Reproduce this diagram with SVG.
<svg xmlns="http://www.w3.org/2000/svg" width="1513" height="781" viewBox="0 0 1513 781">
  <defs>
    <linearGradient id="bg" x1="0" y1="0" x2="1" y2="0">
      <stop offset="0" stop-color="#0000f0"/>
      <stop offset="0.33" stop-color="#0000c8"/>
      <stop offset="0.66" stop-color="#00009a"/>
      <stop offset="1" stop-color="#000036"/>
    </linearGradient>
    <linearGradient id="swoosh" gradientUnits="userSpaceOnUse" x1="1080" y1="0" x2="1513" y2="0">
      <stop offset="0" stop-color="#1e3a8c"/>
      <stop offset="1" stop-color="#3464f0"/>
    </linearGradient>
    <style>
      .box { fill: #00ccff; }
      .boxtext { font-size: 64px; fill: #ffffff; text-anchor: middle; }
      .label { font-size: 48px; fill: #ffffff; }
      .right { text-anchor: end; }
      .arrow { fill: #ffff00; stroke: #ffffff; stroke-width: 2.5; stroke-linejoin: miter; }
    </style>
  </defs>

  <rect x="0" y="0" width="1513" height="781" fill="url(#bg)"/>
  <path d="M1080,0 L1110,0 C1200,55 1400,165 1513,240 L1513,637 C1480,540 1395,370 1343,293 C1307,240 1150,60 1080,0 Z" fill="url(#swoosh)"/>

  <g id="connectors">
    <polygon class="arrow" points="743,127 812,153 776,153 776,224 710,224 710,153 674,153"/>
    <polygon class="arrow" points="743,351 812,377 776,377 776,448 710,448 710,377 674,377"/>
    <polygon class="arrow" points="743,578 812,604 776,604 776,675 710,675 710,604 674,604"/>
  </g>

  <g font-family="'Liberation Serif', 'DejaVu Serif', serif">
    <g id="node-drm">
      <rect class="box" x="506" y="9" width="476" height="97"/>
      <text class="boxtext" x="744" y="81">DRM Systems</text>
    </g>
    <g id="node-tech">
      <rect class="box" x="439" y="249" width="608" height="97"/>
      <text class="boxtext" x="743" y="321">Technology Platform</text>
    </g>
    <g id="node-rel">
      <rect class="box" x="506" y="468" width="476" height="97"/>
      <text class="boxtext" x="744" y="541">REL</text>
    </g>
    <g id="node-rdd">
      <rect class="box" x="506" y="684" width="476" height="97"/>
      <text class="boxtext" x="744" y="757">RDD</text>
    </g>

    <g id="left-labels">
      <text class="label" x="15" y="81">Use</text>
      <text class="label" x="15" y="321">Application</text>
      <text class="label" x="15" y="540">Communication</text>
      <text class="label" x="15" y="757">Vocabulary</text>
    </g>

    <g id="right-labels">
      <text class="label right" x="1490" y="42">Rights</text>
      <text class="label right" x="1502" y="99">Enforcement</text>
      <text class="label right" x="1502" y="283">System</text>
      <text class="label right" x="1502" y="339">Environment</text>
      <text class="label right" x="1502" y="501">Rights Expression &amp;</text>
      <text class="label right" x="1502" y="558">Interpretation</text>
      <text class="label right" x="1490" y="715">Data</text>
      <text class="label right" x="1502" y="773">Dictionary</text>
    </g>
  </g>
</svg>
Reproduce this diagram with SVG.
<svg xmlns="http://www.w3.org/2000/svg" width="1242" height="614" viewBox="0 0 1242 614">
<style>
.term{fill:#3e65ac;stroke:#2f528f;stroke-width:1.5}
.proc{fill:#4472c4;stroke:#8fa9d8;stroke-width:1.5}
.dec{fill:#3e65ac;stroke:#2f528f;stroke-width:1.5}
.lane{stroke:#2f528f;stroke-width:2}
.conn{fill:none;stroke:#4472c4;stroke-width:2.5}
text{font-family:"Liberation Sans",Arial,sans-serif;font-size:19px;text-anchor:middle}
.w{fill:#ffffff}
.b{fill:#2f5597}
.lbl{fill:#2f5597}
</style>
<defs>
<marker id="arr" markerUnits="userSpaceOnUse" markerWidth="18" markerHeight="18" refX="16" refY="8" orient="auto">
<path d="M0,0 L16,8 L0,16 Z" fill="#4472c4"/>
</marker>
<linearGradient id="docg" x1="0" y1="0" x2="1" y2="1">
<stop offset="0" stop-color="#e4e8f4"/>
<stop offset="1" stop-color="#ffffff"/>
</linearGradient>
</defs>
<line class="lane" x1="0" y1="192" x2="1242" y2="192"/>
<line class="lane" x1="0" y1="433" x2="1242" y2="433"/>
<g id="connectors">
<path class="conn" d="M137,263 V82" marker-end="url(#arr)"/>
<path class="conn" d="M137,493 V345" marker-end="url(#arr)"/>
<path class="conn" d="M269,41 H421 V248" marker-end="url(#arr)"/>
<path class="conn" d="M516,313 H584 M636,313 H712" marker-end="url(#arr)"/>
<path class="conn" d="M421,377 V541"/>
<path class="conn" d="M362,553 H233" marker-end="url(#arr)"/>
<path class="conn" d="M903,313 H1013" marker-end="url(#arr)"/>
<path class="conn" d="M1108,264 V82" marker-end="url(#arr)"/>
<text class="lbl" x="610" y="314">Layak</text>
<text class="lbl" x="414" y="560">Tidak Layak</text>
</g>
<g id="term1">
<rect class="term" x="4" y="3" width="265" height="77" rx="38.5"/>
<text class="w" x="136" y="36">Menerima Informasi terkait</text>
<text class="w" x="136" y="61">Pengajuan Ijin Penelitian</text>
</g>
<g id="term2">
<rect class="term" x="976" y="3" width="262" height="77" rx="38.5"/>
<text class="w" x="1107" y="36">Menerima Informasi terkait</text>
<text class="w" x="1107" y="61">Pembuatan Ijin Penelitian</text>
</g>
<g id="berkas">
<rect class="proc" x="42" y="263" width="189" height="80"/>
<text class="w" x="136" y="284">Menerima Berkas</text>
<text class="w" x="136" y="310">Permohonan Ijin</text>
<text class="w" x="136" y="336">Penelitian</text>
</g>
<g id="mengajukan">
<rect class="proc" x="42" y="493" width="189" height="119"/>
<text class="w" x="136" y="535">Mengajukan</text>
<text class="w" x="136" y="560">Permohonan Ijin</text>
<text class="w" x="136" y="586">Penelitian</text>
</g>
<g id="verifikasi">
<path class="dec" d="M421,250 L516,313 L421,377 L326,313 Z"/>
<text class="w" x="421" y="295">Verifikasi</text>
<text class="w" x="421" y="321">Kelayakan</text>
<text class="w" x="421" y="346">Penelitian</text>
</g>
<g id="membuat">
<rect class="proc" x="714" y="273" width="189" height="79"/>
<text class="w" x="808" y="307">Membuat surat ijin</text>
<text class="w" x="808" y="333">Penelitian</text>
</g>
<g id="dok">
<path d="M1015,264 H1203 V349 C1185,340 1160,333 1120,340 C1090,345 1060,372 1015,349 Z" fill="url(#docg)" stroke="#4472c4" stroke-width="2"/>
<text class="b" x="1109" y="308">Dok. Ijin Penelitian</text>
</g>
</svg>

____

Recopy the entries above in their entirety, exactly.

Reproduce this diagram with SVG.
<svg xmlns="http://www.w3.org/2000/svg" width="1513" height="781" viewBox="0 0 1513 781">
  <defs>
    <linearGradient id="bg" x1="0" y1="0" x2="1" y2="0">
      <stop offset="0" stop-color="#0000f0"/>
      <stop offset="0.33" stop-color="#0000c8"/>
      <stop offset="0.66" stop-color="#00009a"/>
      <stop offset="1" stop-color="#000036"/>
    </linearGradient>
    <linearGradient id="swoosh" gradientUnits="userSpaceOnUse" x1="1080" y1="0" x2="1513" y2="0">
      <stop offset="0" stop-color="#1e3a8c"/>
      <stop offset="1" stop-color="#3464f0"/>
    </linearGradient>
    <style>
      .box { fill: #00ccff; }
      .boxtext { font-size: 64px; fill: #ffffff; text-anchor: middle; }
      .label { font-size: 48px; fill: #ffffff; }
      .right { text-anchor: end; }
      .arrow { fill: #ffff00; stroke: #ffffff; stroke-width: 2.5; stroke-linejoin: miter; }
    </style>
  </defs>

  <rect x="0" y="0" width="1513" height="781" fill="url(#bg)"/>
  <path d="M1080,0 L1110,0 C1200,55 1400,165 1513,240 L1513,637 C1480,540 1395,370 1343,293 C1307,240 1150,60 1080,0 Z" fill="url(#swoosh)"/>

  <g id="connectors">
    <polygon class="arrow" points="743,127 812,153 776,153 776,224 710,224 710,153 674,153"/>
    <polygon class="arrow" points="743,351 812,377 776,377 776,448 710,448 710,377 674,377"/>
    <polygon class="arrow" points="743,578 812,604 776,604 776,675 710,675 710,604 674,604"/>
  </g>

  <g font-family="'Liberation Serif', 'DejaVu Serif', serif">
    <g id="node-drm">
      <rect class="box" x="506" y="9" width="476" height="97"/>
      <text class="boxtext" x="744" y="81">DRM Systems</text>
    </g>
    <g id="node-tech">
      <rect class="box" x="439" y="249" width="608" height="97"/>
      <text class="boxtext" x="743" y="321">Technology Platform</text>
    </g>
    <g id="node-rel">
      <rect class="box" x="506" y="468" width="476" height="97"/>
      <text class="boxtext" x="744" y="541">REL</text>
    </g>
    <g id="node-rdd">
      <rect class="box" x="506" y="684" width="476" height="97"/>
      <text class="boxtext" x="744" y="757">RDD</text>
    </g>

    <g id="left-labels">
      <text class="label" x="15" y="81">Use</text>
      <text class="label" x="15" y="321">Application</text>
      <text class="label" x="15" y="540">Communication</text>
      <text class="label" x="15" y="757">Vocabulary</text>
    </g>

    <g id="right-labels">
      <text class="label right" x="1490" y="42">Rights</text>
      <text class="label right" x="1502" y="99">Enforcement</text>
      <text class="label right" x="1502" y="283">System</text>
      <text class="label right" x="1502" y="339">Environment</text>
      <text class="label right" x="1502" y="501">Rights Expression &amp;</text>
      <text class="label right" x="1502" y="558">Interpretation</text>
      <text class="label right" x="1490" y="715">Data</text>
      <text class="label right" x="1502" y="773">Dictionary</text>
    </g>
  </g>
</svg>
Reproduce this diagram with SVG.
<svg xmlns="http://www.w3.org/2000/svg" width="1242" height="614" viewBox="0 0 1242 614">
<style>
.term{fill:#3e65ac;stroke:#2f528f;stroke-width:1.5}
.proc{fill:#4472c4;stroke:#8fa9d8;stroke-width:1.5}
.dec{fill:#3e65ac;stroke:#2f528f;stroke-width:1.5}
.lane{stroke:#2f528f;stroke-width:2}
.conn{fill:none;stroke:#4472c4;stroke-width:2.5}
text{font-family:"Liberation Sans",Arial,sans-serif;font-size:19px;text-anchor:middle}
.w{fill:#ffffff}
.b{fill:#2f5597}
.lbl{fill:#2f5597}
</style>
<defs>
<marker id="arr" markerUnits="userSpaceOnUse" markerWidth="18" markerHeight="18" refX="16" refY="8" orient="auto">
<path d="M0,0 L16,8 L0,16 Z" fill="#4472c4"/>
</marker>
<linearGradient id="docg" x1="0" y1="0" x2="1" y2="1">
<stop offset="0" stop-color="#e4e8f4"/>
<stop offset="1" stop-color="#ffffff"/>
</linearGradient>
</defs>
<line class="lane" x1="0" y1="192" x2="1242" y2="192"/>
<line class="lane" x1="0" y1="433" x2="1242" y2="433"/>
<g id="connectors">
<path class="conn" d="M137,263 V82" marker-end="url(#arr)"/>
<path class="conn" d="M137,493 V345" marker-end="url(#arr)"/>
<path class="conn" d="M269,41 H421 V248" marker-end="url(#arr)"/>
<path class="conn" d="M516,313 H584 M636,313 H712" marker-end="url(#arr)"/>
<path class="conn" d="M421,377 V541"/>
<path class="conn" d="M362,553 H233" marker-end="url(#arr)"/>
<path class="conn" d="M903,313 H1013" marker-end="url(#arr)"/>
<path class="conn" d="M1108,264 V82" marker-end="url(#arr)"/>
<text class="lbl" x="610" y="314">Layak</text>
<text class="lbl" x="414" y="560">Tidak Layak</text>
</g>
<g id="term1">
<rect class="term" x="4" y="3" width="265" height="77" rx="38.5"/>
<text class="w" x="136" y="36">Menerima Informasi terkait</text>
<text class="w" x="136" y="61">Pengajuan Ijin Penelitian</text>
</g>
<g id="term2">
<rect class="term" x="976" y="3" width="262" height="77" rx="38.5"/>
<text class="w" x="1107" y="36">Menerima Informasi terkait</text>
<text class="w" x="1107" y="61">Pembuatan Ijin Penelitian</text>
</g>
<g id="berkas">
<rect class="proc" x="42" y="263" width="189" height="80"/>
<text class="w" x="136" y="284">Menerima Berkas</text>
<text class="w" x="136" y="310">Permohonan Ijin</text>
<text class="w" x="136" y="336">Penelitian</text>
</g>
<g id="mengajukan">
<rect class="proc" x="42" y="493" width="189" height="119"/>
<text class="w" x="136" y="535">Mengajukan</text>
<text class="w" x="136" y="560">Permohonan Ijin</text>
<text class="w" x="136" y="586">Penelitian</text>
</g>
<g id="verifikasi">
<path class="dec" d="M421,250 L516,313 L421,377 L326,313 Z"/>
<text class="w" x="421" y="295">Verifikasi</text>
<text class="w" x="421" y="321">Kelayakan</text>
<text class="w" x="421" y="346">Penelitian</text>
</g>
<g id="membuat">
<rect class="proc" x="714" y="273" width="189" height="79"/>
<text class="w" x="808" y="307">Membuat surat ijin</text>
<text class="w" x="808" y="333">Penelitian</text>
</g>
<g id="dok">
<path d="M1015,264 H1203 V349 C1185,340 1160,333 1120,340 C1090,345 1060,372 1015,349 Z" fill="url(#docg)" stroke="#4472c4" stroke-width="2"/>
<text class="b" x="1109" y="308">Dok. Ijin Penelitian</text>
</g>
</svg>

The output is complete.